─── MATERIAL FOR THIS TASK ───

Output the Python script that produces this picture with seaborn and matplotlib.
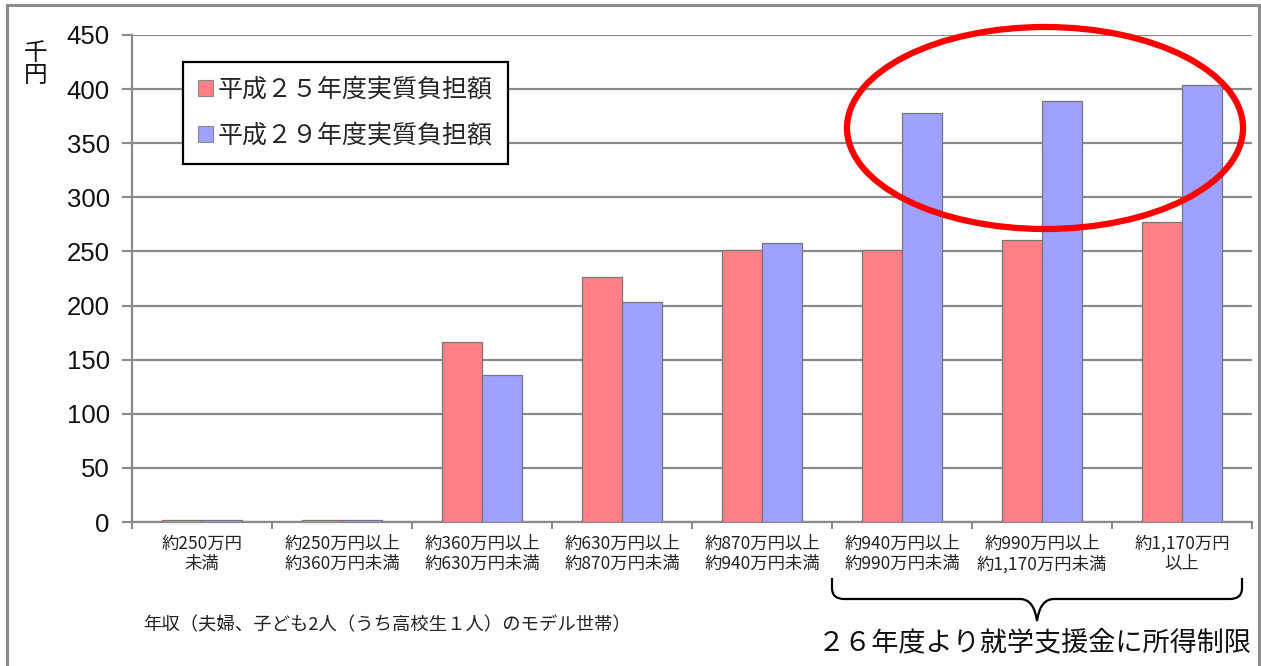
import matplotlib
matplotlib.use('Agg')
import matplotlib.pyplot as plt
import seaborn as sns
import pandas as pd
import numpy as np
from matplotlib.patches import Ellipse, Rectangle, Patch, PathPatch
from matplotlib.path import Path

# ---------------- data ----------------
categories = ['約250万円\n未満', '約250万円以上\n約360万円未満', '約360万円以上\n約630万円未満',
              '約630万円以上\n約870万円未満', '約870万円以上\n約940万円未満', '約940万円以上\n約990万円未満',
              '約990万円以上\n約1,170万円未満', '約1,170万円\n以上']
series_names = ['平成２５年度実質負担額', '平成２９年度実質負担額']
h25_values = [1.5, 1.5, 166, 226, 251, 251, 261, 277]
h29_values = [1.5, 1.5, 136, 203, 258, 378, 389, 404]
y_ticks = [0, 50, 100, 150, 200, 250, 300, 350, 400, 450]
y_unit = '千\n円'
note_text = '年収（夫婦、子ども2人（うち高校生１人）のモデル世帯）'
brace_text = '２６年度より就学支援金に所得制限'

RED = '#FF8088'
BLUE = '#A0A0FF'
GRID = '#8a8a8a'

df = pd.DataFrame({
    'cat': categories * 2,
    'series': [series_names[0]] * len(categories) + [series_names[1]] * len(categories),
    'value': h25_values + h29_values,
})

sns.set_theme(style='white')
plt.rcParams['font.family'] = ['Noto Sans CJK JP', 'DejaVu Sans']

W, H = 1261, 666
fig = plt.figure(figsize=(W / 100, H / 100), dpi=100)
fig.patch.set_facecolor('white')

def px(x, y):
    return (x / W, 1 - y / H)

ax = fig.add_axes([132 / W, 1 - 522 / H, 1120 / W, 487 / H])
sns.barplot(data=df, x='cat', y='value', hue='series', palette=[RED, BLUE],
            width=0.57, gap=0, saturation=1, ax=ax, legend=False,
            edgecolor='#767676', linewidth=0.9, zorder=3)

ax.set_xlim(-0.5, len(categories) - 0.5)
ax.set_ylim(0, 450)
ax.set_yticks(y_ticks)
ax.set_yticklabels([str(v) for v in y_ticks])
for t in ax.get_yticklabels():
    t.set_fontfamily('Liberation Sans')
    t.set_fontsize(18.5)
    t.set_color('#111111')
ax.tick_params(axis='y', which='major', length=7, width=1.5, color=GRID, direction='out', pad=9, left=True)
ax.tick_params(axis='x', which='major', length=0, pad=9, labelsize=12.5, labelcolor='#222222')
ax.set_xticks(np.arange(-0.5, len(categories), 1), minor=True)
ax.tick_params(axis='x', which='minor', length=5, width=1.5, color=GRID, direction='out', bottom=True)
ax.set_xlabel('')
ax.set_ylabel('')
ax.yaxis.grid(True, color=GRID, lw=1.6)
ax.set_axisbelow(True)
for s in ['top', 'right']:
    ax.spines[s].set_visible(False)
for s in ['left', 'bottom']:
    ax.spines[s].set_color(GRID)
    ax.spines[s].set_linewidth(1.6)

# legend
handles = [Patch(facecolor=RED, edgecolor='#888888', lw=0.8), Patch(facecolor=BLUE, edgecolor='#888888', lw=0.8)]
leg = ax.legend(handles, series_names, loc='upper left', bbox_to_anchor=((183 - 132) / 1120, (522 - 62) / 487),
                frameon=True, fancybox=False, edgecolor='black', fontsize=18, handlelength=0.6,
                handleheight=0.6, handletextpad=0.2, labelspacing=0.8, borderpad=0.6, borderaxespad=0)
leg.get_frame().set_linewidth(1.6)
leg.get_frame().set_facecolor('white')
leg.get_frame().set_alpha(1)
leg.set_zorder(5)

# unit label
fig.text(36 / W, 1 - 42 / H, y_unit, ha='center', va='top', fontsize=17, linespacing=0.95, color='#111111')

# note
fig.text(143 / W, 1 - 625 / H, note_text, ha='left', va='center', fontsize=13.2, color='#222222')

# red ellipse
fig.add_artist(Ellipse(px(1045, 128), 396 / W, 202 / H, transform=fig.transFigure,
                       fill=False, ec='#FF0000', lw=4.5, zorder=10))

# brace
verts = [px(832, 578), px(832, 588), px(832, 599), px(844, 599), px(1020, 599),
         px(1034, 599), px(1037, 621), px(1040, 599), px(1054, 599), px(1230, 599),
         px(1242, 599), px(1242, 588), px(1242, 578)]
codes = [Path.MOVETO, Path.LINETO, Path.CURVE3, Path.CURVE3, Path.LINETO,
         Path.CURVE3, Path.CURVE3, Path.CURVE3, Path.CURVE3, Path.LINETO,
         Path.CURVE3, Path.CURVE3, Path.LINETO]
fig.add_artist(PathPatch(Path(verts, codes), transform=fig.transFigure, fill=False, ec='black', lw=1.6))
fig.text(1035 / W, 1 - 643 / H, brace_text, ha='center', va='center', fontsize=19.5, color='#111111')

# outer frame
fig.add_artist(Rectangle(px(7, 700), (1259 - 7) / W, (700 - 5) / H, transform=fig.transFigure,
                         fill=False, ec='#8c8c8c', lw=2.2, clip_on=False))

fig.savefig('out.png', dpi=100)
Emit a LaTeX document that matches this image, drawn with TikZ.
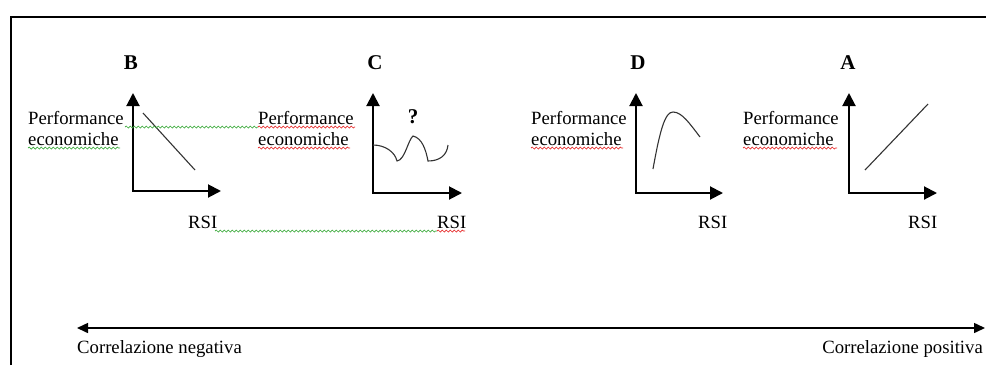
\documentclass[tikz,border=0pt]{standalone}
\usepackage{fontspec}
\setmainfont{Liberation Serif}
\usetikzlibrary{arrows.meta,decorations.pathmorphing}
\definecolor{spellgreen}{RGB}{60,170,60}
\definecolor{spellred}{RGB}{230,40,40}
\tikzset{
  txt/.style={inner sep=0pt, font=\fontsize{18.7}{21}\selectfont},
  lett/.style={inner sep=0pt, font=\fontsize{21}{23}\selectfont\bfseries},
  axis/.style={line width=2pt, {Triangle[length=13pt,width=13pt]}-{Triangle[length=13pt,width=13pt]}},
  graphline/.style={line width=1.1pt, draw=black!80},
  squig/.style={line width=0.7pt, decorate, decoration={snake, amplitude=1pt, segment length=4pt}},
  sg/.style={squig, draw=spellgreen},
  sr/.style={squig, draw=spellred},
}
\begin{document}
\begin{tikzpicture}[x=1pt,y=-1pt]
\useasboundingbox (0,0) rectangle (986,365);
% frame
\draw[line width=2pt] (11,365) -- (11,17) -- (986,17);

% ---------- B ----------
\node[lett, anchor=base] (labB) at (131,69) {B};
\coordinate (Btop) at (133,93);
\coordinate (Bright) at (221,191);
\draw[axis] (Btop) |- (Bright);
\coordinate (B1) at (143,113);
\coordinate (B2) at (195,170);
\draw[graphline] (B1) -- (B2);
\node[txt, anchor=base west] (pB1) at (28,124) {Performance};
\node[txt, anchor=base west] (pB2) at (28,145) {economiche};
\node[txt, anchor=base west] (rB) at (188,228) {RSI};

% ---------- C ----------
\node[lett, anchor=base] (labC) at (375,69) {C};
\coordinate (Ctop) at (373,93);
\coordinate (Cright) at (462,193);
\draw[axis] (Ctop) |- (Cright);
\node[lett, anchor=base] (qC) at (413,123) {?};
\draw[graphline] (373,145) .. controls (385,145) and (395,152) .. (397,161)
  .. controls (405,160) and (408,140) .. (413,136)
  .. controls (422,138) and (426,150) .. (428,161)
  .. controls (440,161) and (447,155) .. (448,145);
\node[txt, anchor=base west] (pC1) at (258,124) {Performance};
\node[txt, anchor=base west] (pC2) at (258,145) {economiche};
\node[txt, anchor=base west] (rC) at (437,228) {RSI};

% ---------- D ----------
\node[lett, anchor=base] (labD) at (638,69) {D};
\coordinate (Dtop) at (636,93);
\coordinate (Dright) at (723,193);
\draw[axis] (Dtop) |- (Dright);
\draw[graphline] (653,169) .. controls (660,130) and (665,112) .. (673,112)
  .. controls (682,112) and (690,124) .. (700,137);
\node[txt, anchor=base west] (pD1) at (531,124) {Performance};
\node[txt, anchor=base west] (pD2) at (531,145) {economiche};
\node[txt, anchor=base west] (rD) at (698,228) {RSI};

% ---------- A ----------
\node[lett, anchor=base] (labA) at (848,69) {A};
\coordinate (Atop) at (849,93);
\coordinate (Aright) at (937,193);
\draw[axis] (Atop) |- (Aright);
\coordinate (A1) at (865,170);
\coordinate (A2) at (928,104);
\draw[graphline] (A1) -- (A2);
\node[txt, anchor=base west] (pA1) at (743,124) {Performance};
\node[txt, anchor=base west] (pA2) at (743,145) {economiche};
\node[txt, anchor=base west] (rA) at (908,228) {RSI};

% ---------- spell-check squiggles ----------
\draw[sg] (28,148) -- (120,148);
\draw[sg] (125,127) -- (258,127);
\draw[sr] (258,127) -- (355,127);
\draw[sr] (258,148) -- (350,148);
\draw[sg] (215,231) -- (437,231);
\draw[sr] (437,231) -- (465,231);
\draw[sr] (531,148) -- (623,148);
\draw[sr] (743,148) -- (837,148);

% ---------- bottom axis ----------
\coordinate (negEnd) at (77,328);
\coordinate (posEnd) at (985,328);
\draw[line width=1.5pt, {Triangle[length=11pt,width=10pt]}-{Triangle[length=11pt,width=10pt]}] (negEnd) -- (posEnd);
\node[txt, anchor=base west] (neg) at (77,353) {Correlazione negativa};
\node[txt, anchor=base east] (pos) at (983,353) {Correlazione positiva};
\end{tikzpicture}
\end{document}
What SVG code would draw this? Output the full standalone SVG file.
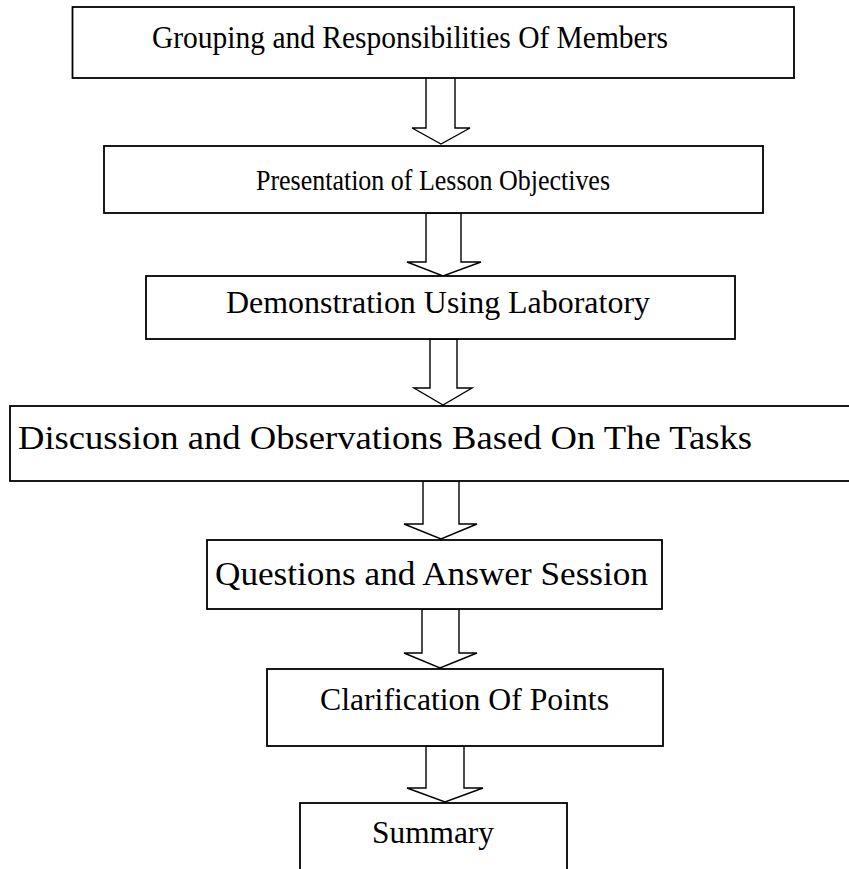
<svg xmlns="http://www.w3.org/2000/svg" width="849" height="869" viewBox="0 0 849 869">
<style>
.box{fill:#fff;stroke:#000;stroke-width:1.8}
.arr{fill:#fff;stroke:#000;stroke-width:1.4;stroke-linejoin:miter}
.t{font-family:"Liberation Serif","Times New Roman",serif;font-size:31px;fill:#000;text-anchor:middle}
</style>
<rect width="849" height="869" fill="#fff"/>
<g id="connectors">
<polygon class="arr" points="426,77 455,77 455,128 470,128 441,144 412,128 426,128"/>
<polygon class="arr" points="426,213 461,213 461,262 481,262 443,276 407,262 426,262"/>
<polygon class="arr" points="430,339 457,339 457,388 472,388 443,405 414,388 430,388"/>
<polygon class="arr" points="423,481 459,481 459,524 477,524 441,539 404,524 423,524"/>
<polygon class="arr" points="422,609 459,609 459,653 477,653 440,668 404,653 422,653"/>
<polygon class="arr" points="426,746 464,746 464,788 483,788 445,802 407,788 426,788"/>
</g>
<g id="n1"><rect class="box" x="72.5" y="7" width="721.5" height="71"/><text class="t" x="410" y="48" style="font-size:32px" textLength="516" lengthAdjust="spacingAndGlyphs">Grouping and Responsibilities Of Members</text></g>
<g id="n2"><rect class="box" x="104" y="146" width="659" height="67"/><text class="t" x="433" y="190" style="font-size:29px" textLength="354" lengthAdjust="spacingAndGlyphs">Presentation of Lesson Objectives</text></g>
<g id="n3"><rect class="box" x="146" y="276" width="589" height="63"/><text class="t" x="438" y="313" textLength="424" lengthAdjust="spacingAndGlyphs">Demonstration Using Laboratory</text></g>
<g id="n4"><rect class="box" x="10" y="406" width="850" height="75"/><text class="t" x="385" y="449" style="font-size:33px" textLength="734" lengthAdjust="spacingAndGlyphs">Discussion and Observations Based On The Tasks</text></g>
<g id="n5"><rect class="box" x="207" y="540" width="455" height="69"/><text class="t" x="431.5" y="585" style="font-size:33px" textLength="433" lengthAdjust="spacingAndGlyphs">Questions and Answer Session</text></g>
<g id="n6"><rect class="box" x="267" y="669" width="396" height="77"/><text class="t" x="464.5" y="710" textLength="289" lengthAdjust="spacingAndGlyphs">Clarification Of Points</text></g>
<g id="n7"><rect class="box" x="300" y="803" width="267" height="80"/><text class="t" x="433" y="843" textLength="122" lengthAdjust="spacingAndGlyphs">Summary</text></g>
</svg>
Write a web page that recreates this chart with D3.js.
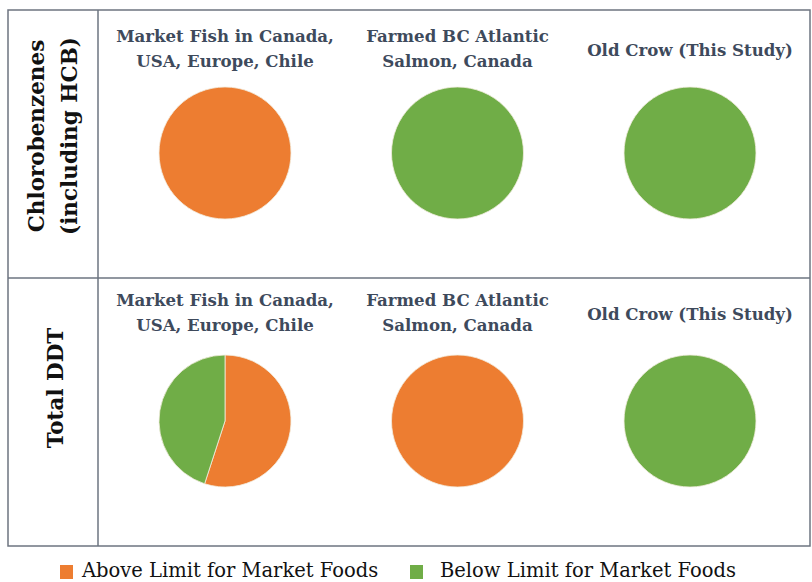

───

• **WRITTEN EXERCISE**
Pictures are excluded; extract exactly the lines from the start of the data through the line that holds "edgecolor='#767676', linewidth=0.9, zorder=3)", both ends included.

• **CORRECT RESPONSE**
Output the Python script that produces this picture with seaborn and matplotlib.
import matplotlib
matplotlib.use('Agg')
import matplotlib.pyplot as plt
import seaborn as sns
import pandas as pd
import numpy as np
from matplotlib.patches import Ellipse, Rectangle, Patch, PathPatch
from matplotlib.path import Path

# ---------------- data ----------------
categories = ['約250万円\n未満', '約250万円以上\n約360万円未満', '約360万円以上\n約630万円未満',
              '約630万円以上\n約870万円未満', '約870万円以上\n約940万円未満', '約940万円以上\n約990万円未満',
              '約990万円以上\n約1,170万円未満', '約1,170万円\n以上']
series_names = ['平成２５年度実質負担額', '平成２９年度実質負担額']
h25_values = [1.5, 1.5, 166, 226, 251, 251, 261, 277]
h29_values = [1.5, 1.5, 136, 203, 258, 378, 389, 404]
y_ticks = [0, 50, 100, 150, 200, 250, 300, 350, 400, 450]
y_unit = '千\n円'
note_text = '年収（夫婦、子ども2人（うち高校生１人）のモデル世帯）'
brace_text = '２６年度より就学支援金に所得制限'

RED = '#FF8088'
BLUE = '#A0A0FF'
GRID = '#8a8a8a'

df = pd.DataFrame({
    'cat': categories * 2,
    'series': [series_names[0]] * len(categories) + [series_names[1]] * len(categories),
    'value': h25_values + h29_values,
})

sns.set_theme(style='white')
plt.rcParams['font.family'] = ['Noto Sans CJK JP', 'DejaVu Sans']

W, H = 1261, 666
fig = plt.figure(figsize=(W / 100, H / 100), dpi=100)
fig.patch.set_facecolor('white')

def px(x, y):
    return (x / W, 1 - y / H)

ax = fig.add_axes([132 / W, 1 - 522 / H, 1120 / W, 487 / H])
sns.barplot(data=df, x='cat', y='value', hue='series', palette=[RED, BLUE],
            width=0.57, gap=0, saturation=1, ax=ax, legend=False,
            edgecolor='#767676', linewidth=0.9, zorder=3)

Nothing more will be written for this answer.